Written exercise: All lines from the beginning of the listing through the line with "(l5t) at (176,493)" are to be copied word for word; the pictures are not.

Material:
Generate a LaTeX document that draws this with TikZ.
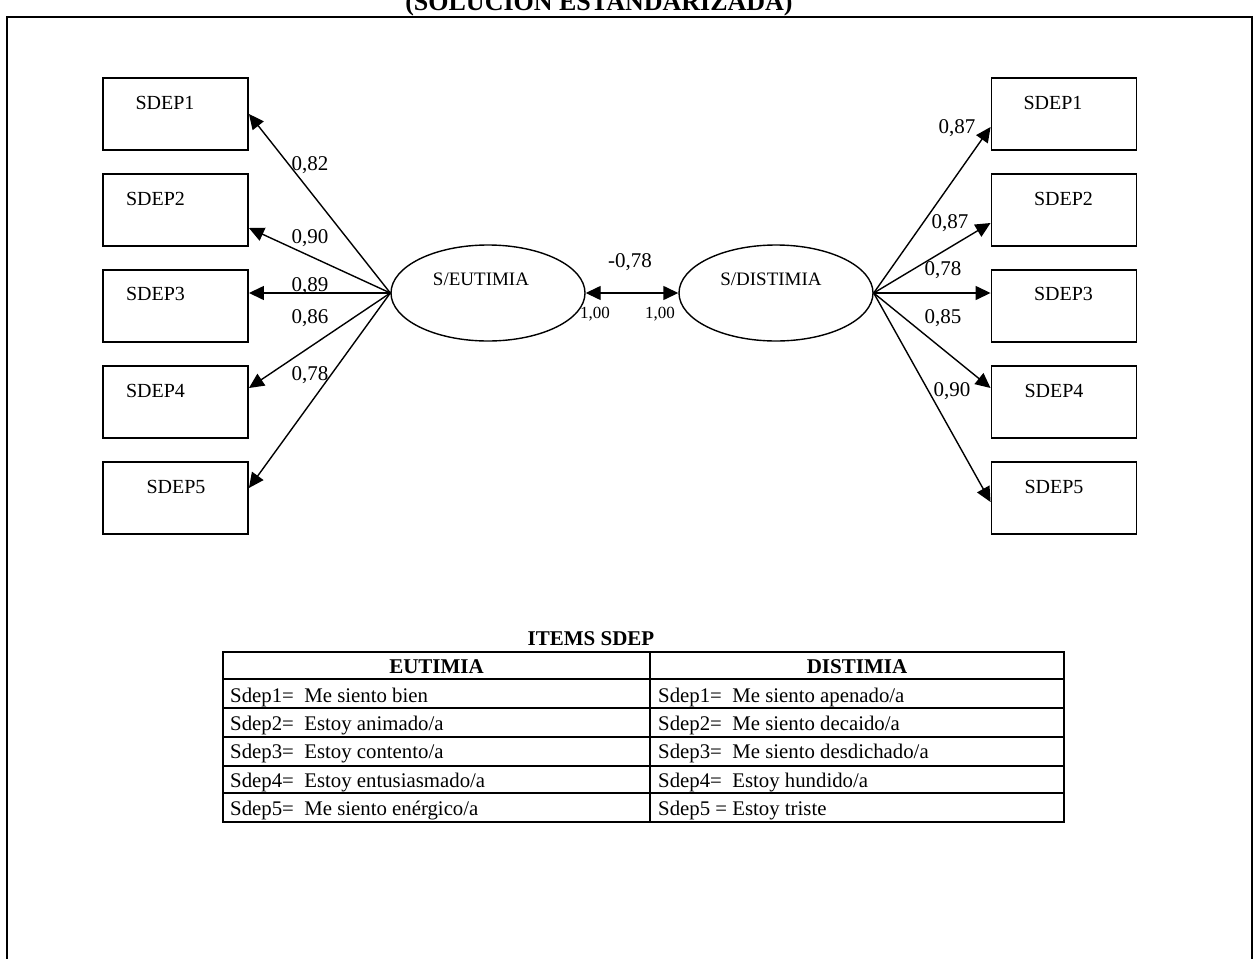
\documentclass[tikz,border=0pt]{standalone}
\usepackage{fontspec}
\setmainfont{Liberation Serif}
\usetikzlibrary{arrows.meta,shapes.geometric}

\begin{document}
\begin{tikzpicture}[x=1pt,y=-1pt,
  obs/.style={draw,line width=1.9pt,minimum width=145pt,minimum height=72pt,inner sep=0pt},
  lat/.style={draw,ellipse,line width=1.4pt,minimum width=194pt,minimum height=96pt,inner sep=0pt},
  boxtext/.style={font=\fontsize{20}{24}\selectfont,anchor=base,inner sep=0pt},
  coef/.style={font=\fontsize{21}{25}\selectfont,anchor=base,inner sep=0pt},
  smallcoef/.style={font=\fontsize{17}{20}\selectfont,anchor=base,inner sep=0pt},
  tip/.tip={Triangle[length=15pt,width=14pt]},
  load/.style={line width=1.4pt,-tip},
  corr/.style={line width=1.4pt,tip-tip},
  cell/.style={font=\fontsize{20.8}{24}\selectfont,anchor=base west,inner sep=0pt},
  head/.style={font=\bfseries\fontsize{21}{25}\selectfont,anchor=base,inner sep=0pt},
]
\useasboundingbox (0,0) rectangle (1257,958);
\clip (0,0) rectangle (1257,958);
\fill[white] (0,0) rectangle (1257,958);

% frame and heading
\draw[line width=2pt] (7,970) -- (7,17) -- (1252,17) -- (1252,970);
\node[font=\bfseries\fontsize{26}{30}\selectfont,anchor=base,inner sep=0pt] (title) at (599,11) {(SOLUCIÓN ESTANDARIZADA)};

% latent factors
\node[lat] (eu) at (488,293) {};
\node[lat] (di) at (776,293) {};
\node[font=\fontsize{19}{23}\selectfont,anchor=base,inner sep=0pt] (eut) at (481,285) {S/EUTIMIA};
\node[font=\fontsize{19}{23}\selectfont,anchor=base,inner sep=0pt] (dit) at (771,285) {S/DISTIMIA};

% observed items, left
\node[obs] (l1) at (175.5,114) {};
\node[obs] (l2) at (175.5,210) {};
\node[obs] (l3) at (175.5,306) {};
\node[obs] (l4) at (175.5,402) {};
\node[obs] (l5) at (175.5,498) {};
\node[boxtext] (l1t) at (165,109) {SDEP1};
\node[boxtext] (l2t) at (155.5,205) {SDEP2};
\node[boxtext] (l3t) at (155.5,300) {SDEP3};
\node[boxtext] (l4t) at (155.5,397) {SDEP4};
\node[boxtext] (l5t) at (176,493) {SDEP5};

% observed items, right
\node[obs] (r1) at (1064,114) {};
\node[obs] (r2) at (1064,210) {};
\node[obs] (r3) at (1064,306) {};
\node[obs] (r4) at (1064,402) {};
\node[obs] (r5) at (1064,498) {};
\node[boxtext] (r1t) at (1053,109) {SDEP1};
\node[boxtext] (r2t) at (1063.5,205) {SDEP2};
\node[boxtext] (r3t) at (1063.5,300) {SDEP3};
\node[boxtext] (r4t) at (1054,397) {SDEP4};
\node[boxtext] (r5t) at (1054,493) {SDEP5};

% loadings
\draw[load] (eu.west) -- ([yshift=0pt]l1.east);
\draw[load] (eu.west) -- ([yshift=-18pt]l2.east);
\draw[load] (eu.west) -- ([yshift=13pt]l3.east);
\draw[load] (eu.west) -- ([yshift=14pt]l4.east);
\draw[load] (eu.west) -- ([yshift=10pt]l5.east);

\draw[load] (di.east) -- ([yshift=-13pt]r1.west);
\draw[load] (di.east) -- ([yshift=-13pt]r2.west);
\draw[load] (di.east) -- ([yshift=13pt]r3.west);
\draw[load] (di.east) -- ([yshift=14pt]r4.west);
\draw[load] (di.east) -- ([yshift=-4pt]r5.west);

\node[coef] (c1) at (310,170) {0,82};
\node[coef] (c2) at (310,243) {0,90};
\node[coef] (c3) at (310,291) {0,89};
\node[coef] (c4) at (310,323) {0,86};
\node[coef] (c5) at (310,380) {0,78};

\node[coef] (d1) at (957,133) {0,87};
\node[coef] (d2) at (950,228) {0,87};
\node[coef] (d3) at (943,275) {0,78};
\node[coef] (d4) at (943,323) {0,85};
\node[coef] (d5) at (952,396) {0,90};

% factor correlation
\draw[corr] (eu.east) -- (di.west);
\node[coef] (rho) at (630,267) {-0,78};
\node[smallcoef] (v1) at (595,318) {1,00};
\node[smallcoef] (v2) at (660,318) {1,00};

% item table
\node[head] (ttl) at (591,645) {ITEMS SDEP};
\draw[line width=2pt] (223,652) rectangle (1064,822);
\draw[line width=1.5pt] (650,652) -- (650,822);
\foreach \yy in {679,708,737,766,793}
  \draw[line width=1.5pt] (223,\yy) -- (1064,\yy);
\node[head] (h1) at (436.5,673) {EUTIMIA};
\node[head] (h2) at (857,673) {DISTIMIA};

\node[cell] (e1) at (230,702) {Sdep1=\ \ Me siento bien};
\node[cell] (e2) at (230,730) {Sdep2=\ \ Estoy animado/a};
\node[cell] (e3) at (230,758) {Sdep3=\ \ Estoy contento/a};
\node[cell] (e4) at (230,787) {Sdep4=\ \ Estoy entusiasmado/a};
\node[cell] (e5) at (230,815) {Sdep5=\ \ Me siento enérgico/a};

\node[cell] (s1) at (658,702) {Sdep1=\ \ Me siento apenado/a};
\node[cell] (s2) at (658,730) {Sdep2=\ \ Me siento decaido/a};
\node[cell] (s3) at (658,758) {Sdep3=\ \ Me siento desdichado/a};
\node[cell] (s4) at (658,787) {Sdep4=\ \ Estoy hundido/a};
\node[cell] (s5) at (658,815) {Sdep5 = Estoy triste};
\end{tikzpicture}
\end{document}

Written response:
Generate a LaTeX document that draws this with TikZ.
\documentclass[tikz,border=0pt]{standalone}
\usepackage{fontspec}
\setmainfont{Liberation Serif}
\usetikzlibrary{arrows.meta,shapes.geometric}

\begin{document}
\begin{tikzpicture}[x=1pt,y=-1pt,
  obs/.style={draw,line width=1.9pt,minimum width=145pt,minimum height=72pt,inner sep=0pt},
  lat/.style={draw,ellipse,line width=1.4pt,minimum width=194pt,minimum height=96pt,inner sep=0pt},
  boxtext/.style={font=\fontsize{20}{24}\selectfont,anchor=base,inner sep=0pt},
  coef/.style={font=\fontsize{21}{25}\selectfont,anchor=base,inner sep=0pt},
  smallcoef/.style={font=\fontsize{17}{20}\selectfont,anchor=base,inner sep=0pt},
  tip/.tip={Triangle[length=15pt,width=14pt]},
  load/.style={line width=1.4pt,-tip},
  corr/.style={line width=1.4pt,tip-tip},
  cell/.style={font=\fontsize{20.8}{24}\selectfont,anchor=base west,inner sep=0pt},
  head/.style={font=\bfseries\fontsize{21}{25}\selectfont,anchor=base,inner sep=0pt},
]
\useasboundingbox (0,0) rectangle (1257,958);
\clip (0,0) rectangle (1257,958);
\fill[white] (0,0) rectangle (1257,958);

% frame and heading
\draw[line width=2pt] (7,970) -- (7,17) -- (1252,17) -- (1252,970);
\node[font=\bfseries\fontsize{26}{30}\selectfont,anchor=base,inner sep=0pt] (title) at (599,11) {(SOLUCIÓN ESTANDARIZADA)};

% latent factors
\node[lat] (eu) at (488,293) {};
\node[lat] (di) at (776,293) {};
\node[font=\fontsize{19}{23}\selectfont,anchor=base,inner sep=0pt] (eut) at (481,285) {S/EUTIMIA};
\node[font=\fontsize{19}{23}\selectfont,anchor=base,inner sep=0pt] (dit) at (771,285) {S/DISTIMIA};

% observed items, left
\node[obs] (l1) at (175.5,114) {};
\node[obs] (l2) at (175.5,210) {};
\node[obs] (l3) at (175.5,306) {};
\node[obs] (l4) at (175.5,402) {};
\node[obs] (l5) at (175.5,498) {};
\node[boxtext] (l1t) at (165,109) {SDEP1};
\node[boxtext] (l2t) at (155.5,205) {SDEP2};
\node[boxtext] (l3t) at (155.5,300) {SDEP3};
\node[boxtext] (l4t) at (155.5,397) {SDEP4};
\node[boxtext] (l5t) at (176,493) {SDEP5};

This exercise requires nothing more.